8.5. Staff Development
Embedding cannot be achieved by decree - policy and procedure alone will not suffice, people need embedding as well and this can involve considerable and uncomfortable cultural change...
This section looks at the area of staff development for all staff, and addresses such questions as:
How is staff development implemented in terms of addressing:
Pedagogy and use of resources
Use of technology
Management and administrative philosophy
How is staff development integrated into other practice, policy and procedure?
The most important part of the relationship between staff development and embedding is that working practice and culture can only be changed if the policies, procedures, roles and responsibilities that are in place will reinforce the impact of development on staff, in that they will practice what they have learned.

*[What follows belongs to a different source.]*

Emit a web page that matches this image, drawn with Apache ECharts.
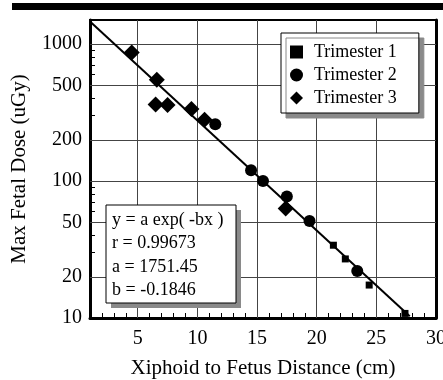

Some questions to consider:
8.5.1. Pedagogy and the Use of Resources
- Education Development
Many institutions have programmes in place for the educational development of teaching staff. Does your programme have the use of eLearning integrated into it? If so, does it address issues around pedagogy and the use of technology? Too much teaching staff development focuses on the technology rather than the issues of course design and facilitation of learning in the context of using technology.
Secondly, much of such staff development is aimed at new staff, how are the 'old lags' encouraged to be involved?

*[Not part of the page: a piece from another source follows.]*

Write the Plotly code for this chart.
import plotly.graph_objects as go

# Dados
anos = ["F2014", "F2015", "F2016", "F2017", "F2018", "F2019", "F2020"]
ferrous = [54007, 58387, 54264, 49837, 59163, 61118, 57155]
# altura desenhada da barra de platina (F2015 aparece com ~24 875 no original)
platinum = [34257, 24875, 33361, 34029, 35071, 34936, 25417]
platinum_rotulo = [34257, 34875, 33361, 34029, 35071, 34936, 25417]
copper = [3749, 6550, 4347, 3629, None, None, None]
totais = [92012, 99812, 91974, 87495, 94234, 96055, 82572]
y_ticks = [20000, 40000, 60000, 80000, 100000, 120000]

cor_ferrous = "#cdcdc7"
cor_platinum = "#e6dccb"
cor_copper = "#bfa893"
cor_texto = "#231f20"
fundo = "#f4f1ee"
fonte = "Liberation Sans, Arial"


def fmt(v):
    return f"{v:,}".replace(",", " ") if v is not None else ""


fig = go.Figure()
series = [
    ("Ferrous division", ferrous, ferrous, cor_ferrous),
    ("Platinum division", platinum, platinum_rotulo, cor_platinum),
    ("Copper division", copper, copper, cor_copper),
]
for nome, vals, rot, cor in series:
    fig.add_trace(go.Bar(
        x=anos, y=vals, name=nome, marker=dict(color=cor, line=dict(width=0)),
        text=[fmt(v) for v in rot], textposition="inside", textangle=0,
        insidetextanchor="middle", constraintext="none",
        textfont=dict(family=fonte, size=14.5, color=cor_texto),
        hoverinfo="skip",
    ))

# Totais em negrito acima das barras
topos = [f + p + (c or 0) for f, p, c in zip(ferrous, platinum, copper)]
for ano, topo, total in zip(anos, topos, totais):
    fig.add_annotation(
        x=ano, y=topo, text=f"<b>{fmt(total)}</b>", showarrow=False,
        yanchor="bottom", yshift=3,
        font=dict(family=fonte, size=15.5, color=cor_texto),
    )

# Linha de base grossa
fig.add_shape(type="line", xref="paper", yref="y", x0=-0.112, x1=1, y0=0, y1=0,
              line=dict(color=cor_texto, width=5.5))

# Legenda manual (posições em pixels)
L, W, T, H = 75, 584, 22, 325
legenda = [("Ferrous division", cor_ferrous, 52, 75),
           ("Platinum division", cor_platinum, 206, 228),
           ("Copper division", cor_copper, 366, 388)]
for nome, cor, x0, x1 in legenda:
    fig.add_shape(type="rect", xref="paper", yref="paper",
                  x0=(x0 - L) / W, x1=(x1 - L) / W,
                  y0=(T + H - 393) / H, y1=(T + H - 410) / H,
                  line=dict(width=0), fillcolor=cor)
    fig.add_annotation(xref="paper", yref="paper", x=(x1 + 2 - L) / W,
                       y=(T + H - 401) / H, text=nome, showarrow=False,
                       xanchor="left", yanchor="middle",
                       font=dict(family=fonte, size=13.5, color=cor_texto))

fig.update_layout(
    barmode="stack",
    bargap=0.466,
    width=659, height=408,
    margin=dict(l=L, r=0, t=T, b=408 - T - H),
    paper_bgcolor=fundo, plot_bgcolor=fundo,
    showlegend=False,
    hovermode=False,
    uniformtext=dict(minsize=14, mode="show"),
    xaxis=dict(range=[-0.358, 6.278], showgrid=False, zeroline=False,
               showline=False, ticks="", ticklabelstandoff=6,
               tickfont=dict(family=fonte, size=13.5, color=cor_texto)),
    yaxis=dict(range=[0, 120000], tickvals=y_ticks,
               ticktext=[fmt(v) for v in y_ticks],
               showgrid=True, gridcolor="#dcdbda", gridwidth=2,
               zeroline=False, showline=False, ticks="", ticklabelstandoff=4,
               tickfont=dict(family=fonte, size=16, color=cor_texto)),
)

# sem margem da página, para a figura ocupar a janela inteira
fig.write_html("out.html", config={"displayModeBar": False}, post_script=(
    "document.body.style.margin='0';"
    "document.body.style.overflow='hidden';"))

- MLE/e-learning Development
Again the question here is: Are you addressing the educational issues or merely focusing on using the technology? Whilst many institutions would argue that getting people started justifies a technology led approach, when one looks at this from an embedding point of view one should perhaps ask: 'Is there a danger of embedding weak educational practice by not including pedagogic issues in MLE focused staff development?'
- Resources and eResources
This is a major cultural challenge, particularly in HE where teaching staff often have strong views about the IPR of content and resources they have created. Asking the question 'How do you promote effective use of and management of resources?' raises additional questions:
- Does your institutional policy on Copyright and IPR address the needs of e-learning AND is it effectively disseminated to, and understood by staff?
- What staff development do you have in place for teaching on the use, reuse and repurposing of local, regional and national eResources?
- What development do you have it place to encourage staff to share, reuse and repurpose each other's materials?
- Other Staff and Pedagogy
A number of reports have indicated problems with joining up staff development of support staff with that of teaching staff, and problems with support staff having sufficient pedagogic understanding to effectively support eLearning and the use of MLEs. For example:
How are information specialist' such as librarians, integrated into staff e-learning development?
How are both information and IT support staff given an understanding of how the MLE is used by staff and students, both educationally and administratively?
8.5.2. Use of technology
The issue of training teaching staff on technology has been discussed above, but the issue of which technologies to train them on (or not) and the level to which to train them remains. In addition, the training of support and administrative staff also remains.
- Teaching staff
The depth to which to train teaching staff must be a function of the policies and procedures governing the use of your MLE. Most training will focus on the use of the VLE and Assessment components, but will also involve training in PDP systems and administrative systems as appropriate. There is a danger in both under and over training teaching staff in terms of the range of systems and functionality covered. You may well find that whilst it was expedient to train staff in quite few management and higher level course creation procedures during the implementation and rollout phase of your MLE, as you come to embed the MLE you wish to centralise certain responsibilities and controls. However, this can then lead to friction with teaching staff who feel that control and flexibility is being taken away from them.
(A parallel to the above is being experienced by institutions that are introducing Content Management Systems to manage their web servers, where staff resent not being able to do just what they like any more)
Nevertheless staff development of all staff should probably contain a fairly full overview of the MLE and its parts, with an emphasis on who does what and why.
- Support staff
- The main failing in the training of support staff tends to be that of concentrating on training them how to carry out the technical tasks they are required to do in support of the MLE, without giving them an understanding of how the MLE is intended to be used by others. This need is particularly true of helpdesk staff, where training often focusses on the tasks required to fix things (e.g. change account details), but lacks giving the staff the understanding of how, for example, learners use the system educationally which makes effective problem solving and communication with the client more difficult than necessary.
There is relevant discussion of staff development in the context of 'Understanding Your Organisation' in the section 'Planning, dissemination and evaluation'.
8.5.3. Management and administrative philosophy
Most of the issues above, like understanding how the MLE forms part of the learning and teaching experiences, still apply here. However the issue of understanding how the MLE fits into organisational strategy and how to build this into on-going departmental and other local operating plans is a particularly difficult area.
This is because of the circular nature of the problem - such staff have a tendency to ignore MLE issues unless they are part of their normal practice, but unless something is seen as part of normal practice, staff development in it is seen as irrelevant.
The solution is to introduce staff development alongside relevant changes in policy etc. This is where embedding MUST imply senior management commitment to real change.
Evidence and examples of how Senior Managers have been engaged in staff development for MLEs and e-learning are almost non-existent, or at best anecdotal. Given that a review of the 'DTI Microcomputers in Schools Initiative' in the Nineteen-Eighties commented that a major bar to success was the failure to address the development of School Heads, this is an area where action is needed urgently.